JMS Parents attend iPad Training and Internet Safety Night

Parents of students at Jemtegaard Middle School attended an evening of learning about the iPads and ways to help students be safe online on April 23.  JMS teachers Kelli Dizmang, Cherise Marshall, and Rebecca Bohlin worked with students who served as "experts" to develop the lessons taught to their peers' parents.  Approximately 40 to 50 parents attended with at least that many students.

“Parents went with their students to a series of stations where they learned about the apps that students use in class, projects that are done on the iPads, how to access WESPaC from a mobile device, and more,” said Les Brown, WSD Director of Technology.  “Each station was run by a JMS student, who created their mini-lesson on an iPad to share with parents and other students.  The parents who attended shared that they were amazed at how much the students have learned, and the variety of skills they have with the iPads.”

Parents also attended a session on Internet Safety and building student's skills to make wise choices and be safe online.  The session focused on practical steps parents can take to help keep kids safe while online.  “We discussed parents’ concerns about online safety, helping make sure they have an awareness of monitoring student activities online, as well as tools and strategies to help them make sure their kids are learning to be good digital citizens while staying safe online,” Brown said.

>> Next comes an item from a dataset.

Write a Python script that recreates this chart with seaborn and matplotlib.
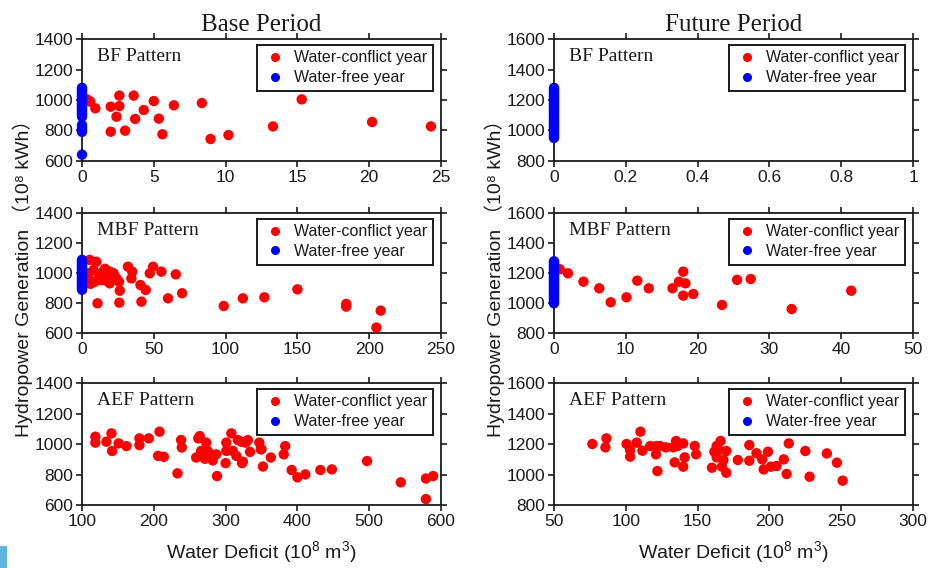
import numpy as np
import pandas as pd
import matplotlib
matplotlib.use("Agg")
import matplotlib.pyplot as plt
import seaborn as sns
from matplotlib.lines import Line2D
from matplotlib.ticker import FuncFormatter
from matplotlib.patches import Rectangle

# ---------------- data ----------------
base_bf_conf_x = [0.35, 0.58, 0.93, 2.0, 2.0, 2.4, 2.6, 2.6, 3.0, 3.6, 3.7, 4.3, 5.0, 5.35, 5.6, 6.4,
                  8.35, 8.95, 10.2, 13.3, 15.3, 20.2, 24.3]
base_bf_conf_y = [1004, 989, 945, 956, 791, 890, 1029, 960, 798, 1029, 875, 934, 993, 877, 774, 965,
                  980, 743, 769, 826, 1004, 855, 826]
base_bf_free_y = [1080, 1070, 1060, 1050, 1040, 1030, 1020, 1010, 1000, 990, 980, 970, 960, 950, 940,
                  930, 920, 910, 900, 890, 835, 815, 800, 790, 640]

base_mbf_conf_x = [5.4, 10, 8, 9, 14.6, 13.5, 19.3, 20.5, 19.3, 24, 25.8, 26.3, 32, 34.4, 35, 10.8, 26,
                   41.4, 40.7, 44.4, 47.2, 49.5, 55.3, 59.9, 65.3, 69.7, 98.7, 112, 127, 150, 184, 184,
                   205, 208, 4, 5, 12, 16, 22, 6, 17]
base_mbf_conf_y = [1089, 1077, 1022, 944, 1011, 955, 1011, 977, 933, 966, 944, 884, 1044, 966, 1011, 800,
                   804, 811, 922, 889, 1000, 1044, 1011, 833, 993, 867, 782, 833, 840, 893, 796, 778,
                   638, 751, 1000, 960, 990, 1030, 1000, 930, 950]
base_mbf_free_y = [890, 900, 910, 920, 930, 940, 950, 960, 970, 980, 990, 1000, 1010, 1020, 1030, 1040,
                   1050, 1060, 1070, 1080, 1090]

base_aef_conf_x = [118.6, 118.6, 134, 141, 142, 151, 162, 180, 180, 193, 208, 206, 214, 233, 238, 239,
                   262, 264, 259, 266, 271, 273, 275, 278, 282, 287, 288, 301, 301, 300, 308, 310, 315,
                   317, 323, 328, 331, 334, 347, 350, 352, 363, 381, 383, 392, 400, 411, 432, 448, 497,
                   544, 579, 579, 589, 322, 349, 324]
base_aef_conf_y = [1049, 1010, 1016, 1071, 955, 1005, 987, 1038, 994, 1038, 1082, 923, 917, 808, 1027, 978,
                   1038, 1053, 912, 956, 904, 1010, 956, 933, 893, 933, 790, 1010, 956, 875, 1071, 956, 923,
                   1027, 875, 1010, 1027, 949, 1010, 967, 853, 912, 933, 987, 830, 782, 801, 830, 834, 889,
                   749, 774, 639, 790, 1016, 966, 885]

fut_bf_free_y = [950, 960, 970, 980, 990, 1000, 1010, 1020, 1030, 1040, 1050, 1060, 1070, 1080, 1090,
                 1100, 1110, 1120, 1130, 1140, 1150, 1160, 1170, 1180, 1190, 1200, 1210, 1220, 1230,
                 1240, 1250, 1260, 1270, 1280]

fut_mbf_conf_x = [0.8, 1.95, 4.1, 6.3, 7.9, 10.1, 11.6, 13.2, 16.5, 17.4, 18, 18.3, 18, 19.4, 23.4, 25.5,
                  27.4, 33.1, 41.4]
fut_mbf_conf_y = [1227, 1200, 1144, 1100, 1007, 1040, 1151, 1100, 1100, 1144, 1211, 1133, 1051, 1062, 989,
                  1156, 1162, 962, 1084]
fut_mbf_free_y = [1000, 1010, 1020, 1030, 1040, 1050, 1060, 1070, 1080, 1090, 1100, 1110, 1120, 1130,
                  1140, 1150, 1160, 1170, 1180, 1190, 1200, 1210, 1220, 1230, 1240, 1250, 1260, 1270, 1280]

fut_aef_conf_x = [76.7, 86.5, 85.8, 100.5, 103, 103, 107.6, 110.2, 111.6, 117, 121.4, 121, 122, 123.7, 128,
                  133, 134, 135, 136, 140, 141, 140, 148, 149, 160, 161.7, 163.3, 163.3, 165, 166, 168,
                  167, 170, 170, 178, 186, 186, 191, 195, 196, 199, 201, 205, 210, 212, 213.5, 225, 228,
                  240, 247, 251]
fut_aef_conf_y = [1201, 1238, 1179, 1201, 1161, 1118, 1210, 1282, 1157, 1188, 1188, 1133, 1023, 1188, 1179,
                  1179, 1080, 1221, 1188, 1205, 1113, 1052, 1188, 1133, 1045, 1150, 1113, 1188, 1161, 1221,
                  1096, 1052, 1155, 1012, 1096, 1194, 1091, 1140, 1100, 1034, 1150, 1052, 1056, 1100, 1004,
                  1205, 1155, 986, 1139, 1078, 960]

CONF = "Water-conflict year"
FREE = "Water-free year"

base_x_ticks = {"BF": [0, 5, 10, 15, 20, 25], "MBF": [0, 50, 100, 150, 200, 250],
                "AEF": [100, 200, 300, 400, 500, 600]}
fut_x_ticks = {"BF": [0, 0.2, 0.4, 0.6, 0.8, 1], "MBF": [0, 10, 20, 30, 40, 50],
               "AEF": [50, 100, 150, 200, 250, 300]}
base_y_ticks = [600, 800, 1000, 1200, 1400]
fut_y_ticks = [800, 1000, 1200, 1400, 1600]

# build a long table
rows = []
def add(period, pattern, xs, ys, kind):
    for x, y in zip(xs, ys):
        rows.append(dict(period=period, pattern=pattern, deficit=x, generation=y, type=kind))

add("Base", "BF", base_bf_conf_x, base_bf_conf_y, CONF)
add("Base", "BF", [0] * len(base_bf_free_y), base_bf_free_y, FREE)
add("Base", "MBF", base_mbf_conf_x, base_mbf_conf_y, CONF)
add("Base", "MBF", [0] * len(base_mbf_free_y), base_mbf_free_y, FREE)
add("Base", "AEF", base_aef_conf_x, base_aef_conf_y, CONF)
add("Future", "BF", [0] * len(fut_bf_free_y), fut_bf_free_y, FREE)
add("Future", "MBF", fut_mbf_conf_x, fut_mbf_conf_y, CONF)
add("Future", "MBF", [0] * len(fut_mbf_free_y), fut_mbf_free_y, FREE)
add("Future", "AEF", fut_aef_conf_x, fut_aef_conf_y, CONF)
df = pd.DataFrame(rows)

# ---------------- style ----------------
sns.set_theme(style="white")
plt.rcParams["font.family"] = ["Liberation Sans", "DejaVu Sans", "Noto Sans CJK SC"]
plt.rcParams["mathtext.fontset"] = "custom"
plt.rcParams["mathtext.rm"] = "Liberation Sans"
plt.rcParams["mathtext.default"] = "regular"

palette = {CONF: "#FF0000", FREE: "#0000FF"}

fig = plt.figure(figsize=(9.33, 5.68), dpi=100)
W, H = 933.0, 568.0
col_left = {"Base": 82, "Future": 554}
col_w = 359
row_box = {"BF": (39.3, 160.7), "MBF": (213.3, 333.3), "AEF": (383.3, 505.0)}

axes = {}
for period in ["Base", "Future"]:
    for pattern in ["BF", "MBF", "AEF"]:
        top, bot = row_box[pattern]
        ax = fig.add_axes([col_left[period] / W, 1 - bot / H, col_w / W, (bot - top) / H])
        axes[(period, pattern)] = ax
        sub = df[(df.period == period) & (df.pattern == pattern)]
        sns.scatterplot(data=sub, x="deficit", y="generation", hue="type",
                        hue_order=[CONF, FREE], palette=palette, s=56, linewidth=0,
                        edgecolor="none", legend=False, ax=ax, zorder=3, clip_on=False)
        xt = base_x_ticks[pattern] if period == "Base" else fut_x_ticks[pattern]
        yt = base_y_ticks if period == "Base" else fut_y_ticks
        ax.set_xlim(xt[0], xt[-1])
        ax.set_ylim(yt[0], yt[-1])
        ax.set_xticks(xt)
        ax.set_yticks(yt)
        ax.xaxis.set_major_formatter(FuncFormatter(lambda v, p: "{:g}".format(v)))
        ax.tick_params(direction="out", bottom=True, left=True, top=True, right=True,
                       length=4, width=1.2, labelsize=12.5, colors="#1a1a1a", pad=2.5)
        ax.tick_params(labeltop=False, labelright=False, labelbottom=True, labelleft=True)
        for sp in ax.spines.values():
            sp.set_visible(True)
            sp.set_color("#1a1a1a")
            sp.set_linewidth(1.3)
        ax.set_xlabel("")
        ax.set_ylabel("")
        ax.text(0.041, 0.93, f"{pattern} Pattern", transform=ax.transAxes, va="top", ha="left",
                fontsize=14, family=["Liberation Serif", "DejaVu Serif"], color="#1a1a1a")
        handles = [Line2D([], [], marker="o", ls="", color=palette[CONF], markersize=5.5),
                   Line2D([], [], marker="o", ls="", color=palette[FREE], markersize=5.5)]
        leg = ax.legend(handles, [CONF, FREE], loc="upper right", bbox_to_anchor=(0.977, 0.955),
                        fontsize=11.5, frameon=True, fancybox=False, borderpad=0.35,
                        handlelength=1.5, handletextpad=0.45, labelspacing=0.3,
                        borderaxespad=0.0)
        fr = leg.get_frame()
        fr.set_edgecolor("#1a1a1a")
        fr.set_linewidth(1.4)
        fr.set_alpha(1)
        for t in leg.get_texts():
            t.set_color("#1a1a1a")

for period, title in [("Base", "Base Period"), ("Future", "Future Period")]:
    axes[(period, "BF")].set_title(title, fontsize=18, family=["Liberation Serif", "DejaVu Serif"],
                                   pad=6, color="#1a1a1a")
    axes[(period, "MBF")].set_ylabel("Hydropower Generation （10⁸ kWh）", fontsize=14,
                                     labelpad=1, color="#1a1a1a",
                                     family=["Liberation Sans", "DejaVu Sans", "Noto Sans CJK SC"])
    axes[(period, "AEF")].set_xlabel("Water Deficit (10$^8$ m$^3$)", fontsize=14, labelpad=7,
                                     color="#1a1a1a")

fig.patches.append(Rectangle((0, 0), 7 / W, 22 / H, transform=fig.transFigure,
                             facecolor="#5fb4de", edgecolor="none"))

fig.savefig("out.png", dpi=100)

“Many of the parents who attended the Internet safety presentation were taking notes, sharing their own safety tips, and asking more questions about how we can work together to keep kids safe online,” said Dizmang.  “The response was very positive.  Many parents were also surprised to discover how much their middle schoolers know about using technology for learning, and were amazed at what the kids do and create every day.  Our students did an excellent job sharing their skills with parents!”

The act of students presenting the lessons was a sign of the success for the tech parent night in the eyes of Bohlin.  “It demonstrated to parents how students are benefiting and learning from the technology they have the chance to use in school,” she said.

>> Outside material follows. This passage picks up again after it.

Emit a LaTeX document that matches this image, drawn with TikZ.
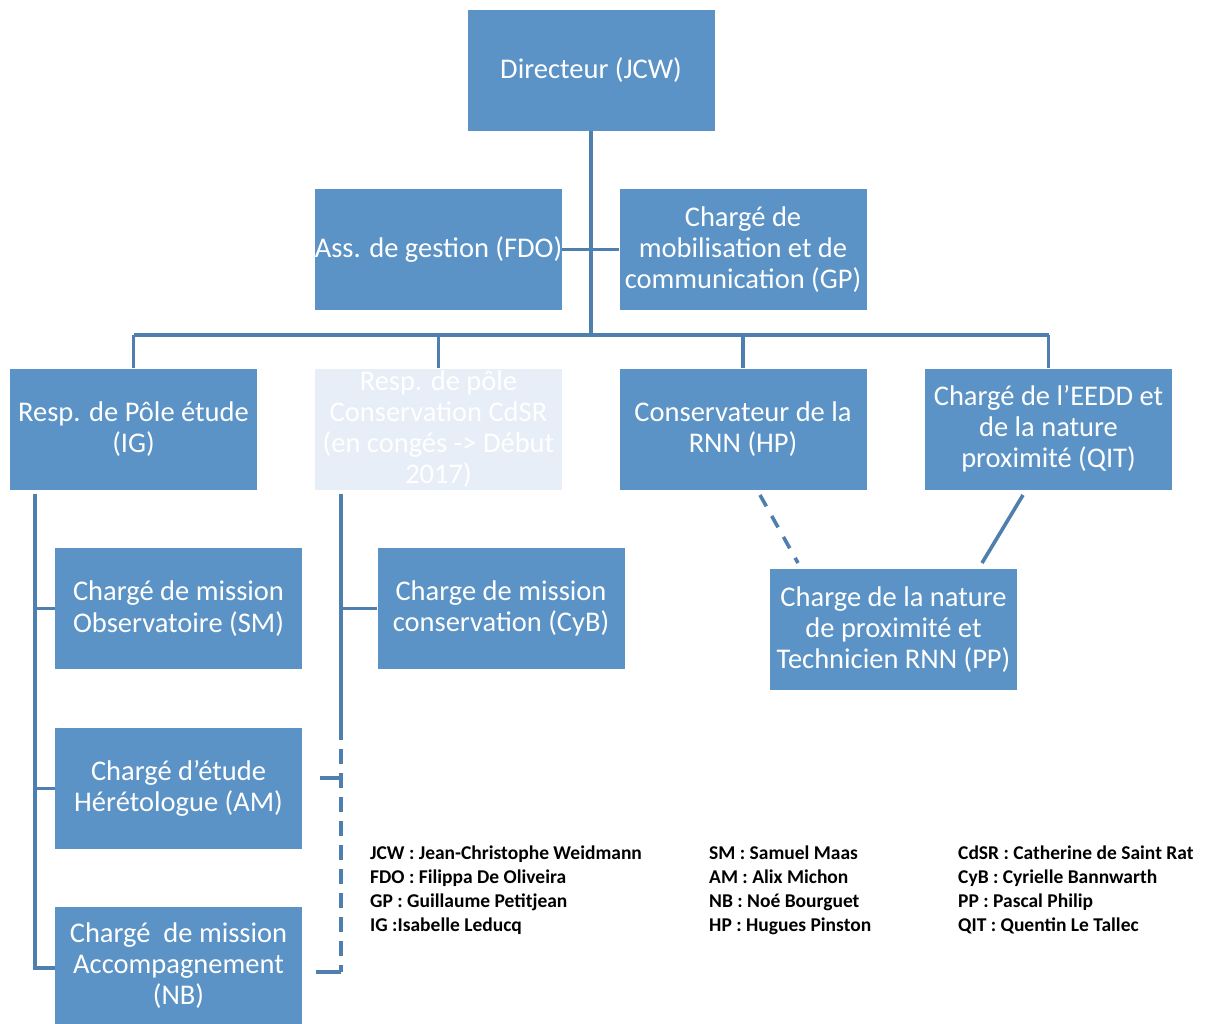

According to Bohlin, student are already asking about having the event next year.  “The way that students stepped up to create quality presentations was outstanding! I was so impressed with what students put together to show parents, including QR code activities, wi-fi troubleshooting situations, thoughtful questions, and hands-on demonstrations.”

Hathaway science fair inspires young scientists

Hathaway fifth graders from Mr. Schlauch’s and Ms. Kurtz's classes participated in a Science Fair April 22. Students were required to choose a project, follow the scientific process, make a slide presentation on their iPad, and create a display board. The 49 young scientists shared their hard work and creativity with parents and other Hathaway students who attended the fair.

Students tested freezing temperatures, tested sounds with homemade “telephones”, created slime, and generated reactions with baking soda, vinegar, Mentos and soda pop.

Lauren Widmer: Flowers of the Rainbow. Lauren added food coloring to the water of white daisies over a six-day period to see how the daisies absorbed the color and how the various colors behaved differently.
Retired WHS science teacher Bruce Stanton was on hand to see what students had created and offer his scientific observations as well.

Marinah Vargo: The Soap Experiment. Marinah tested Charles’ Law, “As the temperature of a gas increases, so does its volume.”  Marinah microwaved Dial and Ivory soaps and found that their volume expanded greatly as they were heated.
“I was very impressed with the overall professionalism that these Hathaway fifth graders were able to maintain throughout the entire fair,” said teacher Andrew Schlauch. “I especially enjoyed watching them take on the role of the expert and teach their newly mastered concept to their peers, family members, teachers, and community members. I had multiple parents express their excitement and appreciation about the enthusiasm towards science they saw in their students for the first time. One parent told me that this fair has sparked a life long interest in science that may have never been. I am definitely looking forward to doing this again next year.”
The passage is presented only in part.